Lines that contain "this" are to be counted; give only their number.

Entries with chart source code
* * * * * * * * *

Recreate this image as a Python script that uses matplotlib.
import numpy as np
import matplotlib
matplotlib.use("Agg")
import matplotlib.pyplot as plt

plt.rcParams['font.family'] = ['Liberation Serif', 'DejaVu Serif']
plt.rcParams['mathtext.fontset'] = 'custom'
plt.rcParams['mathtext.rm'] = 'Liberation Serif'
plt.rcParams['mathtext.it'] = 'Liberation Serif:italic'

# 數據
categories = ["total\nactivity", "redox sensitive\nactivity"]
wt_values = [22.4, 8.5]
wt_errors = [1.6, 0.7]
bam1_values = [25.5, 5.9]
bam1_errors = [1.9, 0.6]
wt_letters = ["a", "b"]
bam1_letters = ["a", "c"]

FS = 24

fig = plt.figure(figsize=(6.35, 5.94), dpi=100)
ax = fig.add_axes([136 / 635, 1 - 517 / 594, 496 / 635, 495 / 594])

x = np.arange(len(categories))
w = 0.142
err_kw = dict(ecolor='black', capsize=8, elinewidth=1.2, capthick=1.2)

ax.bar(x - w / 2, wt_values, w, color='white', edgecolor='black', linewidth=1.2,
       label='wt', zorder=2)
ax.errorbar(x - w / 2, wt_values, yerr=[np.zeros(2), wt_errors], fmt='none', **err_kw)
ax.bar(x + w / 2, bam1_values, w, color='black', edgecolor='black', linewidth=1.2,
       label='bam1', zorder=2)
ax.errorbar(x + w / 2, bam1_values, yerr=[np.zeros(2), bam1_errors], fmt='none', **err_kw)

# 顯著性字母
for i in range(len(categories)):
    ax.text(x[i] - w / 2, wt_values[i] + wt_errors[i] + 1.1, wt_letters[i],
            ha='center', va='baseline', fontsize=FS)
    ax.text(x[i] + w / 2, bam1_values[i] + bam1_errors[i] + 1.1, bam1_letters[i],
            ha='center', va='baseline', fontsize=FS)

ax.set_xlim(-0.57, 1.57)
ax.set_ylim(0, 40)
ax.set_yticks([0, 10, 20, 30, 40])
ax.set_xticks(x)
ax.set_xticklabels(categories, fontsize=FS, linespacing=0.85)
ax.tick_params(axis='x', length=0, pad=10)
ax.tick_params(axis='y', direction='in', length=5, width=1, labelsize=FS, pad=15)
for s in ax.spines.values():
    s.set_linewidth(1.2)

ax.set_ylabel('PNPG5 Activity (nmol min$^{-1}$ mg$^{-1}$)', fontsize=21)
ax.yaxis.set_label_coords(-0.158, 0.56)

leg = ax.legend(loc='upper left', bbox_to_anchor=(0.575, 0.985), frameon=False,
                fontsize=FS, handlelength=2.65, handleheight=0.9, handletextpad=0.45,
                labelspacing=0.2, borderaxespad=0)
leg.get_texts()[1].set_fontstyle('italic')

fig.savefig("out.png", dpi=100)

* * * * * * * * *

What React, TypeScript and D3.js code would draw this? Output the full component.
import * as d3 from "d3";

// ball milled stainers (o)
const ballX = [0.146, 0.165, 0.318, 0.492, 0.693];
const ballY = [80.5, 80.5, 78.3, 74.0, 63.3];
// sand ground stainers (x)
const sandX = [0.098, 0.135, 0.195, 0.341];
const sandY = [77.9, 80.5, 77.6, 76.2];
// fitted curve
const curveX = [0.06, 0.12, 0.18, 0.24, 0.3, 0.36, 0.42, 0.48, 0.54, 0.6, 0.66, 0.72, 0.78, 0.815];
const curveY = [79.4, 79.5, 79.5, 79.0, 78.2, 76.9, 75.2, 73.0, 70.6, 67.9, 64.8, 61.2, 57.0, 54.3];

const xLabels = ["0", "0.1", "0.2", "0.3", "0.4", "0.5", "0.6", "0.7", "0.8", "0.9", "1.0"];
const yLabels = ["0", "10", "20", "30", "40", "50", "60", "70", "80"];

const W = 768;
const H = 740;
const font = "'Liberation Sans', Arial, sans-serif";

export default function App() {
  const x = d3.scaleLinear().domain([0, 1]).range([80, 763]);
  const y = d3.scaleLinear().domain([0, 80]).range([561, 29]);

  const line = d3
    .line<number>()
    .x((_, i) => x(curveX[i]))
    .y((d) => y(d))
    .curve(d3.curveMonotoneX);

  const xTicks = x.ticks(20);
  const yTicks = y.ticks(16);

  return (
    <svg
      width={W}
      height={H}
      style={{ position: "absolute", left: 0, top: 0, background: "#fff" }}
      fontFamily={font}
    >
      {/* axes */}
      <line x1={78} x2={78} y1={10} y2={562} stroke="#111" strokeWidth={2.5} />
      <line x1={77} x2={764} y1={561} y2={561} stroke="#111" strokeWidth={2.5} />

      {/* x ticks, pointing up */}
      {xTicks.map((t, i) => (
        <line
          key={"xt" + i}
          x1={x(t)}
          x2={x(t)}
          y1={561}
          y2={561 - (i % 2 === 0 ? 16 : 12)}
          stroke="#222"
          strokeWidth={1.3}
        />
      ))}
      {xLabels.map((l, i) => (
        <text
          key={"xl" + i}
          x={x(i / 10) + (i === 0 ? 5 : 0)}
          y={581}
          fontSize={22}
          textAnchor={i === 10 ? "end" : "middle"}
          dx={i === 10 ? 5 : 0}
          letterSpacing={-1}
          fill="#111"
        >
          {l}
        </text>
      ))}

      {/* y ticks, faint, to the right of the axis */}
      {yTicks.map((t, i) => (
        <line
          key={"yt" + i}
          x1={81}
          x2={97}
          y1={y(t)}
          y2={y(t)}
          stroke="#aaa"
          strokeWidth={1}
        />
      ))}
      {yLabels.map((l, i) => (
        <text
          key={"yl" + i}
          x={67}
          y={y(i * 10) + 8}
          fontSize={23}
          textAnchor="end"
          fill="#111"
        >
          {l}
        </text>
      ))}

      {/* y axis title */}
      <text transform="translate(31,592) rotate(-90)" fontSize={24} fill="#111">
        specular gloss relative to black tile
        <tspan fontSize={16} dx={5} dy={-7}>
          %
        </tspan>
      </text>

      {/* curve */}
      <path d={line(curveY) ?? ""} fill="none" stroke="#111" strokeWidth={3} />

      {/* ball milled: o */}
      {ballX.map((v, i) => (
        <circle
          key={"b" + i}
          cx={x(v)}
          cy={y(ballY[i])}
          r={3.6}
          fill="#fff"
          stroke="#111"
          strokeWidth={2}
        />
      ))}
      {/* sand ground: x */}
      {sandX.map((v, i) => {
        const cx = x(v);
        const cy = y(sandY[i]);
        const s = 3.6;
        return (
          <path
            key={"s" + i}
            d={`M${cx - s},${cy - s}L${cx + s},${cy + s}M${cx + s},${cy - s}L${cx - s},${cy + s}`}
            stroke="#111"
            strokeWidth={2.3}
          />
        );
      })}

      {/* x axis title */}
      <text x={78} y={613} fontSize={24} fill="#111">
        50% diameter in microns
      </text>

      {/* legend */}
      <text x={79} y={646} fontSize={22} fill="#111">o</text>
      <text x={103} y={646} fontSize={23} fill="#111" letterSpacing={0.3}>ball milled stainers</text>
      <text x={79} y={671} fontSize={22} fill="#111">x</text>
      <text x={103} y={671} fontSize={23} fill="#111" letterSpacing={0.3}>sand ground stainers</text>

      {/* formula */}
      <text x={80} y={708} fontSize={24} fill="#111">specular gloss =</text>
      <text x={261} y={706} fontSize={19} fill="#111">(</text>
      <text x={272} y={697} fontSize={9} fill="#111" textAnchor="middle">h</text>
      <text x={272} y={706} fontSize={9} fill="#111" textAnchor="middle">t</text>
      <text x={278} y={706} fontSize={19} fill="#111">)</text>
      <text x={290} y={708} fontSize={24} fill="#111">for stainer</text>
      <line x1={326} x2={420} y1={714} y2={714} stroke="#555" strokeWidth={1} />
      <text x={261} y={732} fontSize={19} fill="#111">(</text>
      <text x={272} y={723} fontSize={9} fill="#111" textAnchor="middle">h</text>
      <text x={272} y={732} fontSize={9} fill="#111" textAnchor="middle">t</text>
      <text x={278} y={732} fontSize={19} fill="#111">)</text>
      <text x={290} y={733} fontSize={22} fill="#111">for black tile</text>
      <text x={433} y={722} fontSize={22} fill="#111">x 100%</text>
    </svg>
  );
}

* * * * * * * * *

SOLUTION TO THE PROBLEM
2